Los índices de pobreza en Argentinav, hechos públicos ayer por el INDEC, son la muestra de un fracaso colectivo.
En Argentina, en estas últimas décadas, se han multiplicado los rostros de la pobreza. Hemos fracasado como sociedad en algo fundamental: la construcción del bien común como aquel conjunto de condiciones que hacen posible que cada ciudadano alcance su pleno desarrollo humano.
Pobreza no quiere decir solamente “nivel de ingresos”. Abarca muchos aspectos, tantos como son las dimensiones que hacen a la persona humana. “Aunque siempre tuvimos dificultades, hoy han surgido formas inéditas de pobreza y exclusión…La nueva cuestión social, abarca tanto las situaciones de exclusión económica como las vidas humanas que no encuentran sentido y ya no pueden reconocer la belleza de la existencia”, señalaban los obispos argentinos en 2008 (Hacia un Bicentenario en justicia y solidaridad 25 y 26).
Además, estas nuevas formas de pobreza son de carácter dinámico: no es lo mismo ser pobre hoy, en la era digital, que hace cuarenta o cien años.
A mi difunto padre le alcanzó con llegar a 6° para tener un trabajo aceptable y darnos una vida digna.
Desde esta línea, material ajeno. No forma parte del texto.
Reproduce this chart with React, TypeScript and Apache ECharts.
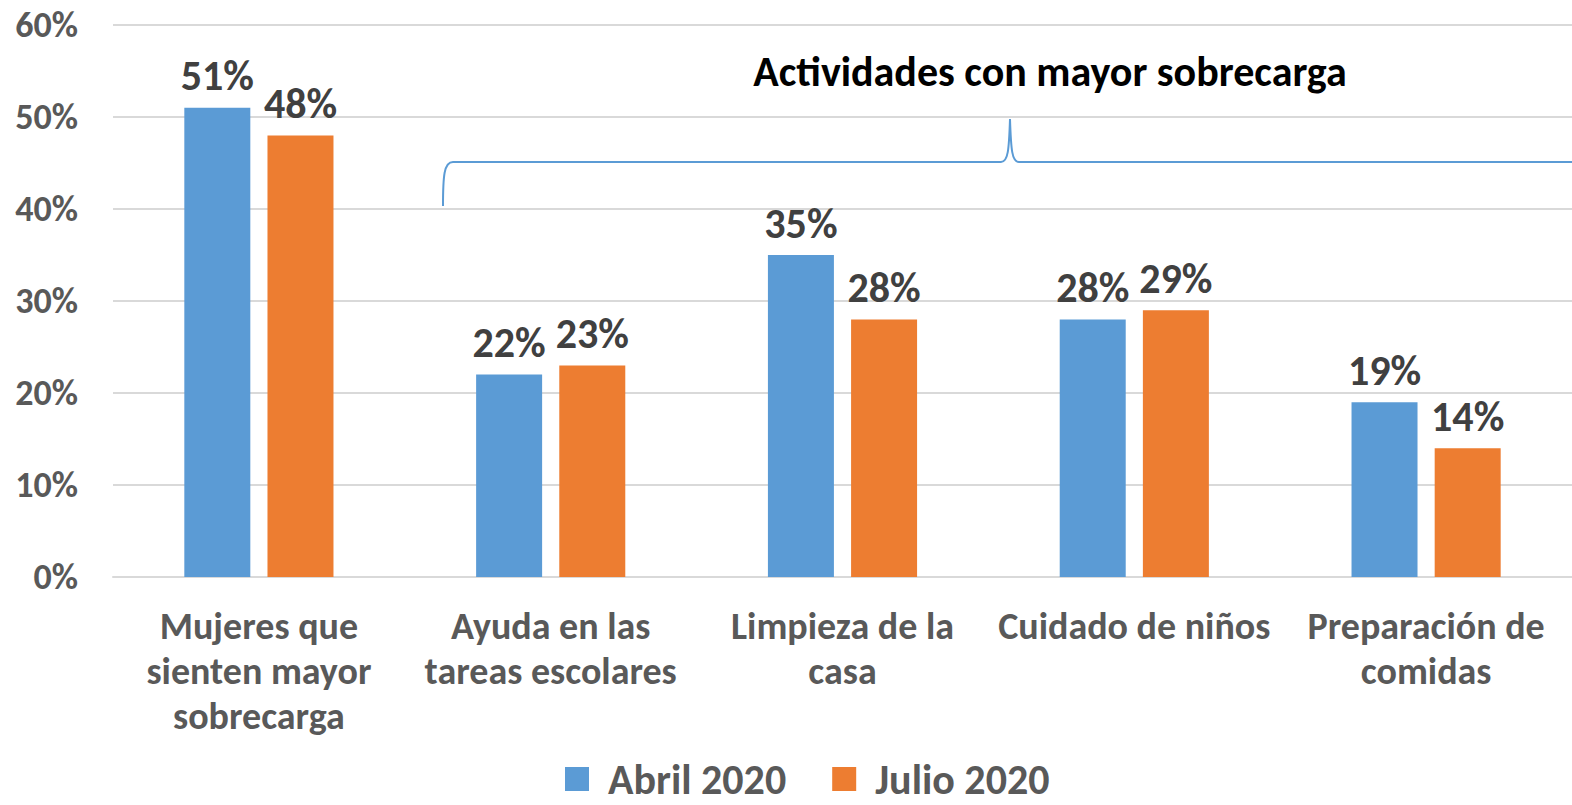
import React, { useEffect, useRef } from "react";
import * as echarts from "echarts";

const categories = [
  "Mujeres que\nsienten mayor\nsobrecarga",
  "Ayuda en las\ntareas escolares",
  "Limpieza de la\ncasa",
  "Cuidado de niños",
  "Preparación de\ncomidas",
];
const abril2020 = [51, 22, 35, 28, 19];
const julio2020 = [48, 23, 28, 29, 14];
const seriesNames = ["Abril 2020", "Julio 2020"];
const annotationTitle = "Actividades con mayor sobrecarga";

const FONT = "Carlito, Calibri, Lato, 'Open Sans', sans-serif";

echarts.graphic.registerShape(
  "brace",
  echarts.graphic.extendPath(
    "M443,206 C443,176 444,162 453,162 L1001,162 C1008,162 1009,150 1010,119 C1011,150 1012,162 1019,162 L1575,162",
    {}
  )
);

export default function App() {
  const ref = useRef<HTMLDivElement>(null);
  useEffect(() => {
    const chart = echarts.init(ref.current!, undefined, { renderer: "svg" });
    const labelCfg = {
      show: true,
      position: "top" as const,
      distance: 11,
      formatter: "{c}%",
      fontFamily: FONT,
      fontSize: 42,
      fontWeight: "bold" as const,
      color: "#404040",
    };
    chart.setOption({
      animation: false,
      backgroundColor: "#ffffff",
      grid: { left: 113, right: 0, top: 25, bottom: 228, containLabel: false },
      legend: {
        top: 756,
        left: 565,
        padding: [0, 0, 0, 0],
        itemWidth: 24,
        itemHeight: 24,
        itemGap: 46,
        icon: "rect",
        data: seriesNames,
        textStyle: {
          fontFamily: FONT,
          fontSize: 42,
          lineHeight: 46,
          fontWeight: "bold",
          color: "#595959",
          padding: [0, 0, 0, 14],
        },
      },
      xAxis: {
        type: "category",
        data: categories,
        axisLine: { show: true, lineStyle: { color: "#d9d9d9", width: 2 } },
        axisTick: { show: false },
        axisLabel: {
          interval: 0,
          margin: 26,
          fontFamily: FONT,
          fontSize: 38,
          fontWeight: "bold",
          color: "#595959",
          lineHeight: 45,
        },
      },
      yAxis: {
        type: "value",
        min: 0,
        max: 60,
        interval: 10,
        axisLine: { show: false },
        axisTick: { show: false },
        splitLine: { lineStyle: { color: "#d9d9d9", width: 2 } },
        axisLabel: {
          margin: 35,
          formatter: "{value}%",
          fontFamily: FONT,
          fontSize: 36,
          fontWeight: "bold",
          color: "#595959",
        },
      },
      series: [
        {
          name: seriesNames[0],
          type: "bar",
          data: abril2020,
          barWidth: 66,
          barGap: "26%",
          itemStyle: { color: "#5B9BD5" },
          label: labelCfg,
        },
        {
          name: seriesNames[1],
          type: "bar",
          data: julio2020,
          barWidth: 66,
          itemStyle: { color: "#ED7D31" },
          label: labelCfg,
        },
      ],
      graphic: [
        {
          type: "brace",
          x: 0,
          y: 0,
          silent: true,
          style: { fill: "none", stroke: "#5B9BD5", lineWidth: 2 },
        },
        {
          type: "text",
          x: 1050,
          y: 71,
          style: {
            text: annotationTitle,
            fontFamily: FONT,
            fontSize: 42,
            fontWeight: "bold",
            fill: "#000000",
            align: "center",
            verticalAlign: "middle",
          },
        },
      ],
    });
    return () => chart.dispose();
  }, []);
  return (
    <div
      ref={ref}
      style={{ position: "fixed", left: 0, top: 0, width: 1572, height: 805 }}
    />
  );
}
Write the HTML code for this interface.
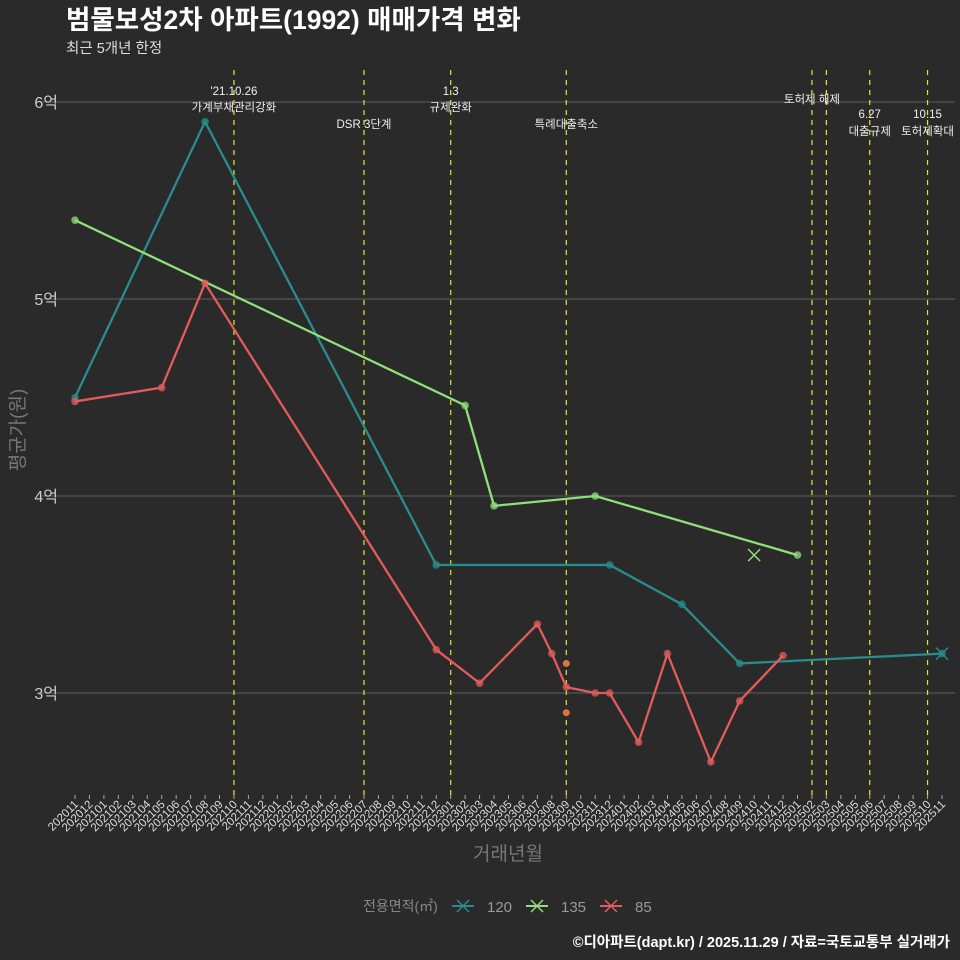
<!DOCTYPE html>
<html><head><meta charset="utf-8"><style>
body{margin:0;background:#2a2a2b;}
svg{display:block;font-family:"Liberation Sans","Noto Sans CJK KR",sans-serif;}
</style></head><body>
<svg id="c" width="960" height="960" viewBox="0 0 960 960">
<rect width="960" height="960" fill="#2a2a2b"/>
<text x="66" y="29" font-size="26.5" font-weight="bold" fill="#fff">범물보성2차 아파트(1992) 매매가격 변화</text>
<text x="66" y="53" font-size="14.5" fill="#ddd">최근 5개년 한정</text>
<g id="grid"></g><g id="events"></g><g id="series"></g><g id="xaxis"></g>
<text transform="translate(24,430) rotate(-90)" text-anchor="middle" font-size="19" fill="#777">평균가(원)</text>
<text x="508" y="860" text-anchor="middle" font-size="19" fill="#777">거래년월</text>
<g>
<text x="363" y="911" font-size="14" fill="#888">전용면적(㎡)</text>
<g id="legend"></g>
</g>
<text x="950" y="947" text-anchor="end" font-size="14.5" font-weight="bold" fill="#fff">©디아파트(dapt.kr) / 2025.11.29 / 자료=국토교통부 실거래가</text>
</svg>
<script>
const months=[];for(let y=2020,m=11;months.length<61;){months.push(y+String(m).padStart(2,'0'));m++;if(m>12){m=1;y++;}}
const yTicks=[3,4,5,6];
const yTickLabels=['3억','4억','5억','6억'];
const s120Months=['202011','202108','202212','202312','202405','202409','202511'];
const s120Values=[4.5,5.9,3.65,3.65,3.45,3.15,3.2];
const s135Months=['202011','202302','202304','202311','202501'];
const s135Values=[5.4,4.46,3.95,4.0,3.7];
const s135Single=['202410',3.7];
const s85Months=['202011','202105','202108','202212','202303','202307','202308','202309','202311','202312','202402','202404','202407','202409','202412'];
const s85Values=[4.48,4.55,5.08,3.22,3.05,3.35,3.2,3.03,3.0,3.0,2.75,3.2,2.65,2.96,3.19];
const extraMonths=['202309','202309'];
const extraValues=[3.15,2.9];
const eventMonths=['202110','202207','202301','202309','202502','202503','202506','202510'];
const eventLabels=[["'21.10.26","가계부채관리강화"],["DSR 3단계"],["1.3","규제완화"],["특례대출축소"],["토허제 해제"],[""],["6.27","대출규제"],["10.15","토허제확대"]];
const eventRows=[[95,111],[128],[95,111],[128],[103],[],[118,135],[118,135]];

const NS='http://www.w3.org/2000/svg';
const X=m=>75+months.indexOf(m)*14.45;
const Y=v=>102+(6-v)*197;
function el(t,a,p){const e=document.createElementNS(NS,t);for(const k in a)e.setAttribute(k,a[k]);document.getElementById(p).appendChild(e);return e;}
yTicks.forEach((v,i)=>{
 const l=el('line',{x1:40,x2:955,y1:Y(v),y2:Y(v),stroke:'#5e5e5e','stroke-width':1},'grid');
 
 
 const t=el('text',{x:58,y:Y(v)+6,'text-anchor':'end','font-size':16,fill:'#ccc'},'grid');t.textContent=yTickLabels[i];
 
 
});
eventMonths.forEach((m,i)=>{
 const l=el('line',{x1:X(m),x2:X(m),y1:70,y2:800,stroke:'#e5e82a','stroke-width':1.2,'stroke-dasharray':'5,5'},'events');
 
 
 eventLabels[i].forEach((s,j)=>{const t=el('text',{x:X(m),y:eventRows[i][j],'text-anchor':'middle','font-size':11.5,fill:'#eee'},'events');t.textContent=s;
 
 });
});
months.forEach(m=>{
 const x=X(m);
 const tk=el('line',{x1:x,x2:x,y1:795,y2:799,stroke:'#aaa'},'xaxis');
 
 
 const t=el('text',{transform:`translate(${x+4},805) rotate(-45)`,'text-anchor':'end','font-size':11.5,fill:'#ddd'},'xaxis');t.textContent=m;
 
 
});
function series(ms,vs,col,name){
 const p=el('polyline',{points:ms.map((m,i)=>X(m)+','+Y(vs[i])).join(' '),fill:'none',stroke:col,'stroke-width':2.3},'series');
 
 
 ms.forEach((m,i)=>{const c=el('circle',{cx:X(m),cy:Y(vs[i]),r:3.8,fill:col,'fill-opacity':0.75},'series');
 
 });
}
function xmark(x,y,col,name){const g=el('path',{d:`M${x-6},${y-6}L${x+6},${y+6}M${x-6},${y+6}L${x+6},${y-6}`,stroke:col,'stroke-width':1.5},'series');
 
 }
series(s120Months,s120Values,'#2a8c8c','series-120');
series(s135Months,s135Values,'#8fe07a','series-135');
series(s85Months,s85Values,'#e35c5c','series-85');
extraMonths.forEach((m,i)=>{const c=el('circle',{cx:X(m),cy:Y(extraValues[i]),r:3.5,fill:'#d9773f'},'series');
 
 });
xmark(X(s120Months[6]),Y(s120Values[6]),'#2a8c8c','series-120-last-marker');
xmark(X(s135Single[0]),Y(s135Single[1]),'#8fe07a','series-135-single-marker');
[['#2a8c8c','120',452],['#8fe07a','135',526],['#e35c5c','85',600]].forEach(([c,l,x])=>{
 const ln=el('line',{x1:x,x2:x+22,y1:906,y2:906,stroke:c,'stroke-width':2},'legend');
 
 
 xmark(x+11,906,c,'legend-marker');
 const t=el('text',{x:x+35,y:912,'font-size':15,fill:'#999'},'legend');t.textContent=l;
 
 
});
</script>
</body></html>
Hoy, es insuficiente y, para muchos, un condicionamiento muy fuerte, que los marcará el resto de sus días. Mucho más si, profundizando nuestra lectura de los datos, observamos el carácter estructural que tiene la pobreza en Argentina.
Vuelvo a la afirmación inicial: hemos fracasado todos -como sociedad- en la construcción del bien común, en la lucha por una justicia e igualdad más concretas y reales para todos.
Es necesario mirar de frente esta realidad: tanto la de la pobreza que marca la vida de demasiados argentinos, como la de los sujetos que no hemos sabido dar con las estrategias eficaces para mejorar la calidad de vida de todos.
Es urgente este baño de realismo, por helado que sea. Muchos más, habida cuenta del carácter fuertemente corporativo y prebendario de la vida social y política argentina.
“Con la democracia se come, con la democracia se educa, con la democracia se cura”, señalaba con punzante verbo Raúl Alfonsín hace más de treinta años.
Yo sigo firmemente convencido de la profunda verdad que estas palabras contienen. Hasta me animo a decir que los sistemáticos fracasos que supimos conseguir en la construcción de la república son la prueba, por el absurdo, de esta afirmación.
Solo que, por las mismas razones, añado: no con cualquier democracia se come, se educa y se cura. Así como no tenemos que albergar una confianza mágica en el derrame del mercado, las inversiones y el capital; tampoco podemos seguir apostando a un populismo demencial que exprime lo que junta (o, lo que queda después de llenar el bolsillo de los “jefes”), subsidiando una población cautiva para llegar a las próximas elecciones.
Necesitamos una democracia que funcione, porque tenga como sustento una sociedad de ciudadanos libres, activos y responsables (pasar de habitante a ciudadano…).
Una democracia en la que sus poderes, instituciones y funcionarios se regulen unos a otros, con transparencia y sobriedad republicanas, evitando la concentración del poder y la discrecionalidad.
Una democracia que haga de la convivencia entre quienes son distintos, el debate público abierto y plural, el respeto de la ley y la conciencia, sus normas básicas de funcionamiento.
Podríamos seguir. Solo señalo algo obvio: necesitamos diálogo, consensos y encuentros. Atentos -eso sí- al juego de las corporaciones que, como ya dije, marcan tan profundamente el estilo argentino de hacer las cosas.
Todos tenemos que aprender a vivir y a funcionar en democracia, ajustándonos a sus reglas, a sus tiempos y procesos. Los argentinos no tenemos un pasado de demasiadas convicciones firmes al respecto. Tampoco los católicos nos salvamos de este aprendizaje.
Un diálogo -aquí me sale el cura- que, tal vez, comience con una saludable autocrítica (examen de conciencia delante de Dios, decimos los católicos), porque tenemos mucho que reconstruir de lo que nosotros mismos hemos destruido. Sería bueno decírnoslo con franqueza y humildad.